I get back to the university doctor for my results and things start unraveling. First of all, he made an awful lot of comments about the American health system, flipping from why his analysis must be right because he's using American products to why the American system is not up to snuff and why I should be grateful I'm getting medical advice in Australia. This has left me thinking he's got some dark past with some American lady who's left him with many therapy visits to feel better.

I won't get into the details of the ordeal, but let's just say he knowingly gave me an inadequate amount of medicine and told me in a very candid way that the test results indicated that I might have some health problem that would need further investigation (not exactly like I need more health problems in my life). He also told me information about this potential health problem that I know from research is offensively incorrect. To make it worse, I now had a whole week ahead of me to be worried about my health and lament not being able to call my doctors in the US about what was happening to me and get information I can trust....and during finals.

So I requested more in-depth blood tests (which probably should have been his idea) and was leeched of a few vials of blood. Feeling uncomfortable with this doctor, I requested at the front desk to be put with a female doctor next time to talk things through, which seemed to confuse the appointment receptionist. I came out pretty upset and irritated with that doctor. I also found out this guy specializes in Men's Health...so I'm not entirely sure why I was put in the same room with him at all in general.
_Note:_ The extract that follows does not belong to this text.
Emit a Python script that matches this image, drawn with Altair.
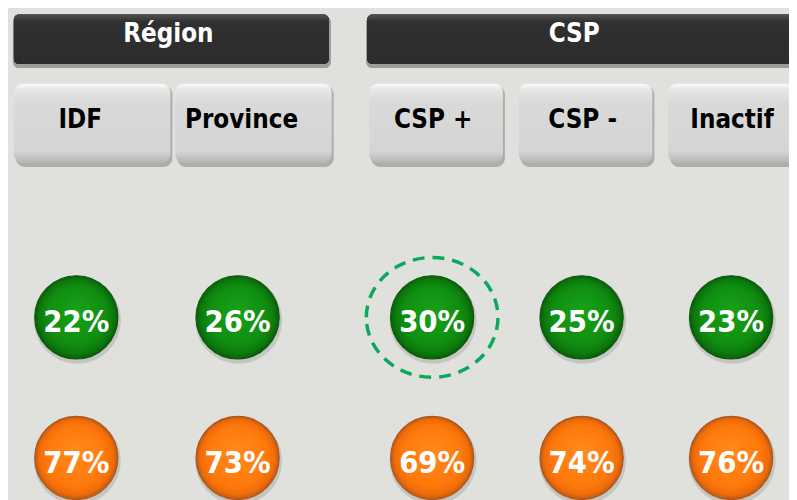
import altair as alt
import pandas as pd

# ---- data ----
region_cats = ["IDF", "Province"]
csp_cats = ["CSP +", "CSP -", "Inactif"]
group_titles = ["Région", "CSP"]
vert_values = [22, 26, 30, 25, 23]      # green row
orange_values = [77, 73, 69, 74, 76]    # orange row
highlight = "CSP +"

cats = region_cats + csp_cats
groups = ["Région"] * len(region_cats) + ["CSP"] * len(csp_cats)
df = pd.DataFrame({"cat": cats, "group": groups, "vert": vert_values, "orange": orange_values})
df["vert_lbl"] = df["vert"].astype(str) + "%"
df["orange_lbl"] = df["orange"].astype(str) + "%"

FONT = "DejaVu Sans Condensed, Liberation Sans, DejaVu Sans"
BG = "#e0e0dc"

btn_grad = alt.LinearGradient(gradient="linear", x1=0, x2=0, y1=0, y2=1, stops=[
    alt.GradientStop(color="#fbfbfb", offset=0),
    alt.GradientStop(color="#e6e6e6", offset=0.08),
    alt.GradientStop(color="#d9d9d9", offset=0.25),
    alt.GradientStop(color="#d5d5d5", offset=0.85),
    alt.GradientStop(color="#b4b4b4", offset=1)])
head_grad = alt.LinearGradient(gradient="linear", x1=0, x2=0, y1=0, y2=1, stops=[
    alt.GradientStop(color="#505050", offset=0),
    alt.GradientStop(color="#303030", offset=0.15),
    alt.GradientStop(color="#2c2c2c", offset=1)])
green_grad = alt.RadialGradient(gradient="radial", x1=0.5, y1=0.42, x2=0.5, y2=0.5, r1=0, r2=0.5, stops=[
    alt.GradientStop(color="#17a317", offset=0),
    alt.GradientStop(color="#108e10", offset=0.7),
    alt.GradientStop(color="#0c780c", offset=0.9),
    alt.GradientStop(color="#0a5c0a", offset=1)])
orange_grad = alt.RadialGradient(gradient="radial", x1=0.5, y1=0.42, x2=0.5, y2=0.5, r1=0, r2=0.5, stops=[
    alt.GradientStop(color="#ff8a1e", offset=0),
    alt.GradientStop(color="#ff7a0c", offset=0.7),
    alt.GradientStop(color="#f06c08", offset=0.9),
    alt.GradientStop(color="#b85a1a", offset=1)])

CIRCLE = 84 * 84  # Vega symbol size: diameter squared


def group_layer(group, title, xrange, pad_inner, header_x, header_x2, title_x, dx, shift):
    cats_g = [c for c, g in zip(cats, groups) if g == group]
    n = len(cats_g)
    step = (xrange[1] - xrange[0]) / (n - pad_inner)
    half_band = step * (1 - pad_inner) / 2
    xoff = half_band + shift
    base = alt.Chart(df).transform_filter(alt.datum.group == group)
    xs = alt.X("cat:N", scale=alt.Scale(type="band", domain=cats_g, range=xrange,
                                         paddingInner=pad_inner, paddingOuter=0), axis=None)
    head_shadow = alt.Chart(df).mark_rect(color="#9a9a9a", opacity=0.55, cornerRadius=6).encode(
        x=alt.value(header_x - 1), x2=alt.value(header_x2 + 2), y=alt.value(6), y2=alt.value(58))
    head = alt.Chart(df).mark_rect(color=head_grad, cornerRadius=5).encode(
        x=alt.value(header_x), x2=alt.value(header_x2), y=alt.value(4), y2=alt.value(54))
    head_txt = alt.Chart(pd.DataFrame({"t": [title]})).mark_text(
        font=FONT, fontSize=26, fontWeight="bold", color="white", baseline="alphabetic").encode(
        x=alt.value(title_x), y=alt.value(32), text="t:N")
    btn_shadow = base.mark_rect(color="#8a8a8a", opacity=0.6, cornerRadius=9).encode(
        x=xs, xOffset=alt.value(2), y=alt.value(76), y2=alt.value(158))
    btn = base.mark_rect(color=btn_grad, cornerRadius=9).encode(
        x=xs, y=alt.value(74), y2=alt.value(154))
    btn_txt = base.mark_text(font=FONT, fontSize=26, fontWeight="bold", color="black",
                             baseline="alphabetic", dx=dx).encode(
        x=xs, y=alt.value(119), text="cat:N")
    layers = [head_shadow, head, head_txt, btn_shadow, btn, btn_txt]
    for row_y, fld, grad, stroke in [(310, "vert", green_grad, "#0a5a0a"),
                                     (452, "orange", orange_grad, "#b0561a")]:
        shadow = base.mark_point(shape="circle", filled=True, size=88 * 88,
                                 color="#a4a4a0", opacity=0.45).encode(
            x=xs, xOffset=alt.value(xoff + 1), y=alt.value(row_y + 3))
        circ = base.mark_point(shape="circle", filled=True, size=CIRCLE, fill=grad,
                               stroke=stroke, strokeWidth=1.2, opacity=1).encode(
            x=xs, xOffset=alt.value(xoff), y=alt.value(row_y))
        txt = base.mark_text(font=FONT, fontSize=31, fontWeight="bold", color="white",
                             baseline="alphabetic").encode(
            x=xs, xOffset=alt.value(xoff), y=alt.value(row_y + 15), text=f"{fld}_lbl:N")
        layers += [shadow, circ, txt]
    if highlight in cats_g:
        ring = base.transform_filter(alt.datum.cat == highlight).mark_point(
            shape="M -1 0 A 1 0.91 0 1 1 1 0 A 1 0.91 0 1 1 -1 0 Z", size=133 * 133,
            filled=False, stroke="#0aa85a", strokeWidth=3.5, strokeDash=[12, 8], opacity=1).encode(
            x=xs, xOffset=alt.value(xoff), y=alt.value(310))
        layers.append(ring)
    return alt.layer(*layers)


region = group_layer("Région", "Région", [6, 327], 0.03, 6, 324, 162, -12, -16)
csp = group_layer("CSP", "CSP", [365, 802], 0.106, 363, 800, 572, -3, -4)

chart = alt.layer(region, csp).resolve_scale(x="independent").properties(
    width=789, height=492, background=BG, padding=0, autosize="none"
).configure_view(stroke=None)

chart.save("out.html", embed_options={"renderer": "svg", "actions": False})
Yesterday I went back in for the blood tests. The doctor I had originally seen, despite requesting another doctor, was given to me once again and I politely hid my inner rage of having to see him again. The guy, unsurprisingly, took the first half of the 10-minute consultation to stare at the computer screen without addressing me. I requested a print-out of my results so I could share the time in silent contemplation with him, which seemed like a great idea to him. I peered down at my test results to see everything in the clear....I am free of syphilis and Hepatitis and a bunch of other fun things he ordered for testing. Except, he hadn't ordered the initial blood test that was the whole reason my blood was taken. I asked him what happened, and he looked around saying, "Oh, I just assumed they would have tested for that. Oh well, I'll call the lab to see if they've some blood left for testing."
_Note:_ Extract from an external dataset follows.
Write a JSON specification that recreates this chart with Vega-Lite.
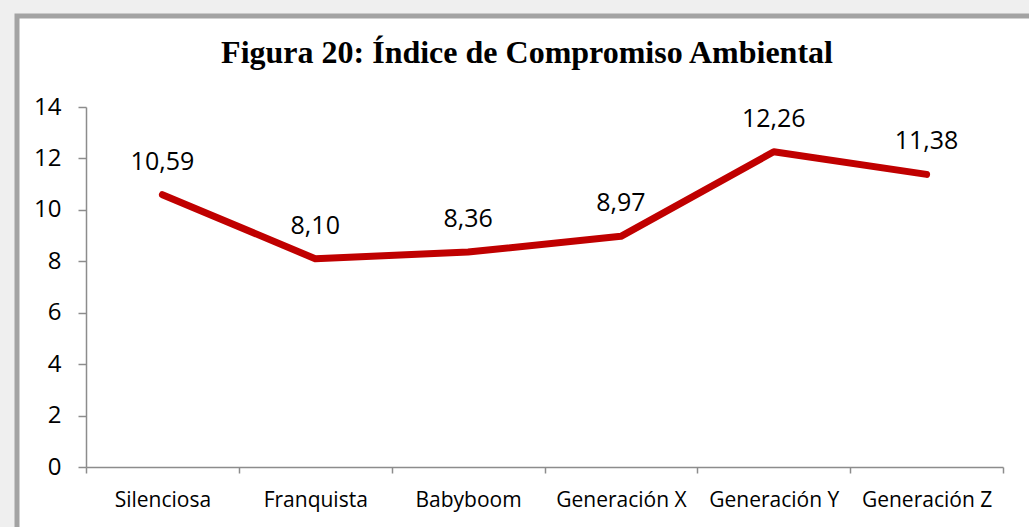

Now I have to email next week for the results I have already been waiting over a week for, from a doctor who seems to lack bedside manor skills in the worst way. And I now have anecdotal evidence that (alongside my experience at NYU) absolutely no student health center in the world will ever be able to adequately serve me and my high-maintenance body correctly

All of this is to say is that, aside from the student health center I have no idea where in Australia I can go get a doctor who can give me the service and support I need to feel healthy and comfortable while I'm here. I don't have the public health insurance option, so most places I'd have to pay for consultations. I don't like the feeling of uneasiness I get when trying to figure out if I can go to doctors here, and who can take care of my special needs well. And also, who will recognize me as in need of Women's Health, not Men's Health. I'll be trying a new clinic next week that is near my home and pay a little bit of money to see if they're a better option for my sad, sad body.

In NYC, I know exactly where to go when I feel unwell and know that I won't have to come into the office three times for one issue, unless it's chronic. I won't even need to come into the office for test results, as they're digitally sent to me. I asked the doctor at the university why things weren't digitized here, and he snarkily said, "Well, if we did that you'd have to pay as much here as you do in the US!"

Don't worry, though - my other upcoming posts will be a lot more cheerful.